A missa reforça a memória de um pastor pequeno no tamanho, mas que realizou um governo marcante na história da arquidiocese de Olinda e Recife.

“Do mesmo jeito que celebramos a chegada de uma criança, seu nascimento e aniversários, devemos marcar também os anos de vida na Casa do Pai. Como dizia dom Helder, chega o momento em que nós mudamos de endereço, deixando a vida na terra e continuando a vida no céu”, disse a religiosa vicentina, irmã Wanda Araújo. Ela conviveu anos com dom Helder e contribuiu para a elaboração do processo de sua beatificação.

Segundo dom Paulo Jackson, dom Helder foi “um dos grandes exponentes pela graça de Deus” no Brasil. Para o arcebispo de Olinda e Recife, o legado de dom Helder foi muito importante no período entre a década de 1960 e 1970 porque “ele se tornou o grande porta-voz dos direitos humanos, da justiça e da fraternidade quando nós vivíamos no país aquele momento tão doloroso da ditadura militar’.
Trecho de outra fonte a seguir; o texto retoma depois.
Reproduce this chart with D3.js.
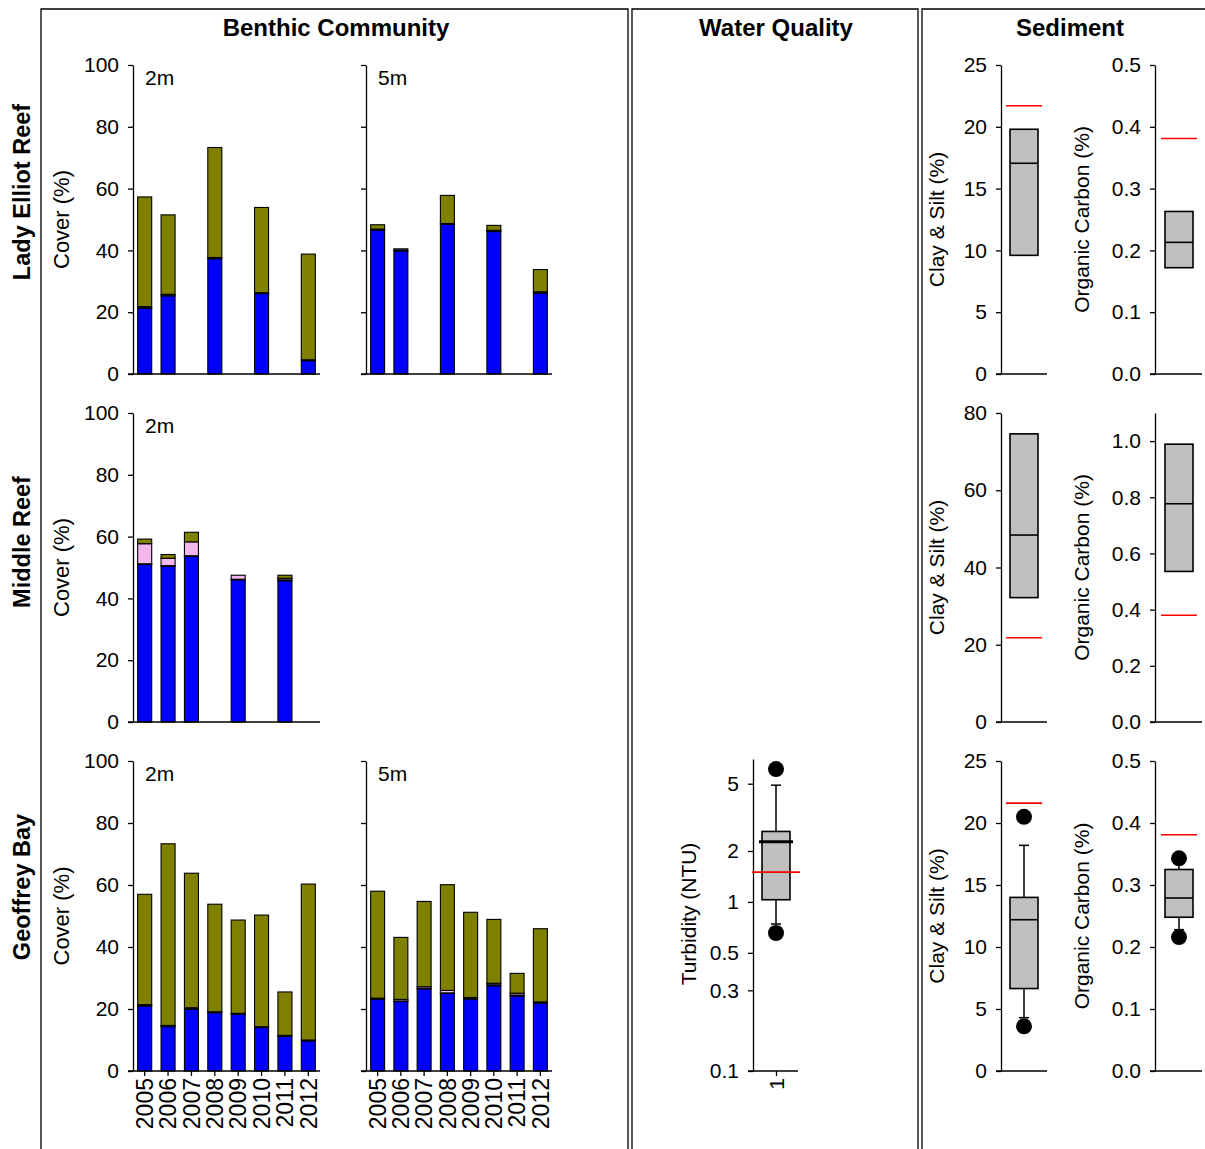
<!DOCTYPE html>
<html>
<head>
<meta charset="utf-8">
<script src="https://cdn.jsdelivr.net/npm/d3@7"></script>
<style>
  body { margin: 0; background: #fff; }
  text { font-family: "Liberation Sans", Arial, sans-serif; fill: #000; }
</style>
</head>
<body>
<svg id="chart" width="1205" height="1149"></svg>
<script>
// ---- data ----
const years = ["2005", "2006", "2007", "2008", "2009", "2010", "2011", "2012"];
const seriesKeys = ["hard", "other", "soft", "macro"];
const seriesColors = ["#0000FF", "#20204a", "#F4B6EE", "#808000"];

// Lady Elliot Reef 2m / 5m (null = not surveyed)
const leHard2  = [21.3, 25.3, null, 37.3, null, 26.0, null, 4.3];
const leOther2 = [0.5, 0.5, null, 0.4, null, 0.3, null, 0.3];
const leSoft2  = [0, 0, null, 0, null, 0, null, 0];
const leMacro2 = [35.5, 25.7, null, 35.6, null, 27.6, null, 34.2];

const leHard5  = [46.6, 39.8, null, 48.4, null, 46.1, null, 26.2];
const leOther5 = [0.3, 0.7, null, 0.3, null, 0.4, null, 0.4];
const leSoft5  = [0, 0, null, 0, null, 0, null, 0];
const leMacro5 = [1.4, 0, null, 9.1, null, 1.6, null, 7.2];

// Middle Reef 2m
const mrHard2  = [51.0, 50.4, 53.6, null, 46.0, null, 45.7, null];
const mrOther2 = [0.2, 0.2, 0.2, null, 0.2, null, 0.3, null];
const mrSoft2  = [6.5, 2.4, 4.5, null, 1.3, null, 0.5, null];
const mrMacro2 = [1.5, 1.2, 3.1, null, 0, null, 1.0, null];

// Geoffrey Bay 2m / 5m
const gbHard2  = [21.0, 14.3, 19.9, 18.8, 18.3, 14.0, 11.2, 9.7];
const gbOther2 = [0.4, 0.4, 0.5, 0.3, 0.3, 0.3, 0.3, 0.3];
const gbSoft2  = [0, 0, 0, 0, 0, 0, 0, 0];
const gbMacro2 = [35.6, 58.6, 43.4, 34.7, 30.1, 36.0, 14.0, 50.3];

const gbHard5  = [23.2, 22.4, 26.5, 25.0, 23.2, 27.5, 24.2, 21.9];
const gbOther5 = [0.3, 0.2, 0.2, 0.2, 0.5, 0.8, 0.3, 0.4];
const gbSoft5  = [0, 0.5, 0.5, 0.8, 0, 0, 0.6, 0];
const gbMacro5 = [34.5, 20.0, 27.5, 34.1, 27.5, 20.6, 6.4, 23.6];

// box plots: [whiskerLow, q1, median, q3, whiskerHigh], outliers, guideline
const turbStats = [0.74, 1.03, 2.27, 2.61, 4.9];
const turbOut = [6.1, 0.655];
const turbGuide = 1.5;

const clayStats = [[null, 9.6, 17.05, 19.8, null], [null, 32.2, 48.4, 74.6, null], [4.3, 6.65, 12.2, 14.0, 18.2]];
const clayOut = [[], [], [20.5, 3.6]];
const clayGuide = [21.7, 21.8, 21.6];

const ocStats = [[null, 0.172, 0.213, 0.263, null], [null, 0.536, 0.777, 0.989, null], [0.228, 0.248, 0.279, 0.325, 0.335]];
const ocOut = [[], [], [0.343, 0.216]];
const ocGuide = [0.381, 0.38, 0.381];

const clayMax = [25, 80, 25];
const clayTicks = [[0, 5, 10, 15, 20, 25], [0, 20, 40, 60, 80], [0, 5, 10, 15, 20, 25]];
const ocMax = [0.5, 1.1, 0.5];
const ocTicks = [[0, 0.1, 0.2, 0.3, 0.4, 0.5], [0, 0.2, 0.4, 0.6, 0.8, 1.0], [0, 0.1, 0.2, 0.3, 0.4, 0.5]];
const turbTicks = [0.1, 0.3, 0.5, 1, 2, 5];

const siteNames = ["Lady Elliot Reef", "Middle Reef", "Geoffrey Bay"];

// ---- layout ----
const rows = [{ top: 65, bottom: 374 }, { top: 413, bottom: 722 }, { top: 761, bottom: 1071 }];
const svg = d3.select("#chart");
const FS = 21;

// frames
const frame = svg.append("g").attr("fill", "none").attr("stroke", "#000").attr("stroke-width", 1.3);
frame.append("path").attr("d", "M41,1149V9H628V1149");
frame.append("path").attr("d", "M632,1149V9H918V1149");
frame.append("path").attr("d", "M922,1149V9H1205");

svg.append("text").attr("x", 336).attr("y", 36).attr("text-anchor", "middle")
  .attr("font-size", 24).attr("font-weight", "bold").text("Benthic Community");
svg.append("text").attr("x", 776).attr("y", 36).attr("text-anchor", "middle")
  .attr("font-size", 24).attr("font-weight", "bold").text("Water Quality");
svg.append("text").attr("x", 1070).attr("y", 36).attr("text-anchor", "middle")
  .attr("font-size", 24).attr("font-weight", "bold").text("Sediment");

const siteY = [192, 542, 887];
siteNames.forEach((s, i) => {
  svg.append("text").attr("transform", `translate(22,${siteY[i]}) rotate(-90)`)
    .attr("dy", "0.35em").attr("text-anchor", "middle")
    .attr("font-size", 23.5).attr("font-weight", "bold").text(s);
});

function styleAxis(g) {
  g.selectAll("path, line").attr("stroke", "#000").attr("stroke-width", 1.3);
  g.selectAll("text").attr("font-size", FS).attr("font-family", "Liberation Sans, Arial, sans-serif");
}

function vLabel(x, y, txt, fs) {
  svg.append("text").attr("transform", `translate(${x},${y}) rotate(-90)`)
    .attr("dy", "0.35em").attr("text-anchor", "middle").attr("font-size", fs || FS).text(txt);
}

function benthicPanel(r, x0, x1, depth, hard, other, soft, macro, yLabels, yearLabels) {
  const row = rows[r];
  const y = d3.scaleLinear().domain([0, 100]).range([row.bottom, row.top]);
  const x = d3.scaleBand().domain(years).range([x0, x1]).paddingInner(0.4).paddingOuter(0.2);
  const table = years.map((yr, i) => ({ year: yr, hard: hard[i], other: other[i], soft: soft[i], macro: macro[i] }))
    .filter(d => d.hard != null);
  const stacked = d3.stack().keys(seriesKeys)(table);
  const g = svg.append("g");
  stacked.forEach((layer, k) => {
    g.selectAll(null).data(layer.filter(d => d[1] - d[0] > 0)).join("rect")
      .attr("x", d => x(d.data.year))
      .attr("width", x.bandwidth())
      .attr("y", d => y(d[1]))
      .attr("height", d => y(d[0]) - y(d[1]))
      .attr("fill", seriesColors[k])
      .attr("stroke", "#000").attr("stroke-width", 1.1);
  });
  const ya = svg.append("g").attr("transform", `translate(${x0},0)`)
    .call(d3.axisLeft(y).tickValues([0, 20, 40, 60, 80, 100]).tickSize(5).tickSizeOuter(0).tickPadding(9)
      .tickFormat(yLabels ? d3.format("d") : () => ""));
  styleAxis(ya);
  if (yearLabels) {
    const xa = svg.append("g").attr("transform", `translate(0,${row.bottom})`)
      .call(d3.axisBottom(x).tickSize(5).tickSizeOuter(0));
    styleAxis(xa);
    xa.select(".domain").attr("d", `M${x0 - 5},0H${x1}`);
    xa.selectAll("text").attr("font-size", 23).attr("transform", "rotate(-90)").attr("text-anchor", "end")
      .attr("x", -7).attr("y", 0).attr("dy", "0.36em");
  } else {
    svg.append("line").attr("x1", x0 - 5).attr("x2", x1).attr("y1", row.bottom).attr("y2", row.bottom)
      .attr("stroke", "#000").attr("stroke-width", 1.3);
  }
  svg.append("text").attr("x", x0 + 12).attr("y", row.top + 20).attr("font-size", FS).text(depth);
  if (yLabels) vLabel(61, (row.top + row.bottom) / 2, "Cover (%)", 22);
}

benthicPanel(0, 133, 320, "2m", leHard2, leOther2, leSoft2, leMacro2, true, false);
benthicPanel(0, 366, 552, "5m", leHard5, leOther5, leSoft5, leMacro5, false, false);
benthicPanel(1, 133, 320, "2m", mrHard2, mrOther2, mrSoft2, mrMacro2, true, false);
benthicPanel(2, 133, 320, "2m", gbHard2, gbOther2, gbSoft2, gbMacro2, true, true);
benthicPanel(2, 366, 552, "5m", gbHard5, gbOther5, gbSoft5, gbMacro5, false, true);

function boxPlot(y, cx, halfW, stats, outliers, guide, guideHalf, medW, medExt) {
  const g = svg.append("g");
  const [wl, q1, med, q3, wh] = stats;
  if (wh != null) {
    g.append("line").attr("x1", cx).attr("x2", cx).attr("y1", y(q3)).attr("y2", y(wh)).attr("stroke", "#000").attr("stroke-width", 1.5);
    g.append("line").attr("x1", cx - 5).attr("x2", cx + 5).attr("y1", y(wh)).attr("y2", y(wh)).attr("stroke", "#000").attr("stroke-width", 1.5);
  }
  if (wl != null) {
    g.append("line").attr("x1", cx).attr("x2", cx).attr("y1", y(q1)).attr("y2", y(wl)).attr("stroke", "#000").attr("stroke-width", 1.5);
    g.append("line").attr("x1", cx - 5).attr("x2", cx + 5).attr("y1", y(wl)).attr("y2", y(wl)).attr("stroke", "#000").attr("stroke-width", 1.5);
  }
  g.append("rect").attr("x", cx - halfW).attr("width", 2 * halfW)
    .attr("y", y(q3)).attr("height", y(q1) - y(q3))
    .attr("fill", "#C0C0C0").attr("stroke", "#000").attr("stroke-width", 1.6);
  g.append("line").attr("x1", cx - halfW - medExt).attr("x2", cx + halfW + medExt)
    .attr("y1", y(med)).attr("y2", y(med)).attr("stroke", "#000").attr("stroke-width", medW);
  g.selectAll("circle").data(outliers).join("circle")
    .attr("cx", cx).attr("cy", d => y(d)).attr("r", 8).attr("fill", "#000");
  g.append("line").attr("x1", cx - guideHalf).attr("x2", cx + guideHalf)
    .attr("y1", y(guide)).attr("y2", y(guide)).attr("stroke", "#FF0000").attr("stroke-width", 1.6);
}

// water quality (turbidity, log scale)
{
  const row = rows[2];
  const y = d3.scaleLog().domain([0.1, 7]).range([row.bottom, row.top - 2]);
  const ax = 753, ex = 798, cx = 776;
  const ya = svg.append("g").attr("transform", `translate(${ax},0)`)
    .call(d3.axisLeft(y).tickValues(turbTicks).tickSize(5).tickSizeOuter(0).tickPadding(9).tickFormat(d3.format("")));
  styleAxis(ya);
  const xs = d3.scalePoint().domain(["1"]).range([cx, cx]);
  const xa = svg.append("g").attr("transform", `translate(0,${row.bottom})`)
    .call(d3.axisBottom(xs).tickSize(5).tickSizeOuter(0));
  styleAxis(xa);
  xa.select(".domain").attr("d", `M${ax - 5},0H${ex}`);
  xa.selectAll("text").attr("transform", "rotate(-90)").attr("text-anchor", "end")
    .attr("x", -7).attr("y", 0).attr("dy", "0.36em");
  boxPlot(y, cx, 14, turbStats, turbOut, turbGuide, 24, 3, 3);
  vLabel(689, (row.top + row.bottom) / 2 - 2, "Turbidity (NTU)");
}

// sediment
rows.forEach((row, r) => {
  const yc = d3.scaleLinear().domain([0, clayMax[r]]).range([row.bottom, row.top]);
  const ca = svg.append("g").attr("transform", `translate(1001,0)`)
    .call(d3.axisLeft(yc).tickValues(clayTicks[r]).tickSize(5).tickSizeOuter(0).tickPadding(9).tickFormat(d3.format("d")));
  styleAxis(ca);
  svg.append("line").attr("x1", 996).attr("x2", 1047).attr("y1", row.bottom).attr("y2", row.bottom)
    .attr("stroke", "#000").attr("stroke-width", 1.3);
  boxPlot(yc, 1024, 14, clayStats[r], clayOut[r], clayGuide[r], 18, 1.6, 0);
  vLabel(937, (row.top + row.bottom) / 2, "Clay & Silt (%)");

  const yo = d3.scaleLinear().domain([0, ocMax[r]]).range([row.bottom, row.top]);
  const oa = svg.append("g").attr("transform", `translate(1155,0)`)
    .call(d3.axisLeft(yo).tickValues(ocTicks[r]).tickSize(5).tickSizeOuter(0).tickPadding(9).tickFormat(d3.format(".1f")));
  styleAxis(oa);
  svg.append("line").attr("x1", 1150).attr("x2", 1202).attr("y1", row.bottom).attr("y2", row.bottom)
    .attr("stroke", "#000").attr("stroke-width", 1.3);
  boxPlot(yo, 1179, 14, ocStats[r], ocOut[r], ocGuide[r], 18, 1.6, 0);
  vLabel(1082, (row.top + row.bottom) / 2, "Organic Carbon (%)");
});
</script>
</body>
</html>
“Aquilo que ele não podia dizer dentro do país ele dizia na França, na ONU, em Nova York, onde ele estivesse. Então a voz de dom Helder ganhou um uma potência enorme, sendo a grande voz da defesa da vida e dos direitos humanos no nosso país. Não é à toa que ele foi indicado quatro vezes para o Prêmio Nobel da Paz”, concluiu o arcebispo.

Ao final da celebração, dom Paulo Jackson realizou com os fiéis um momento de oração aos pés do túmulo de dom Helder Camara e abençoou o local de descanso do religioso.

“Dom da Paz”

Dom Helder, conhecido como “Dom da Paz”, foi ordenado sacerdote cedo, aos 22 anos de idade. Ainda no Ceará, envolveu-se com grupos de trabalhadores e trabalhadoras, como lavadeiras, passadeiras e empregadas domésticas. Na época, também esteve próximo de questões relacionadas à educação. Em 1936 foi enviado ao Rio de Janeiro para aprofundar os estudos. Na então capital da república, aproximou se da Ação Integralista Brasileira, da qual se afastou mais tarde. Em artigo publicado no Correio Braziliense, em 1989, ano da celebração dos seus 80 anos, o membro da Academia Brasileira de Letras Marcos Vilaça escreveu: “As dificuldades em nada o entibiaram. Frágil por fora, siderúrgico por dentro. Acho até que o tempo de integralista serviu para que compreendesse as diferenças entre radicalizar e compreender; em vez do integralismo, o enlace; no lugar da luta, a convergência”.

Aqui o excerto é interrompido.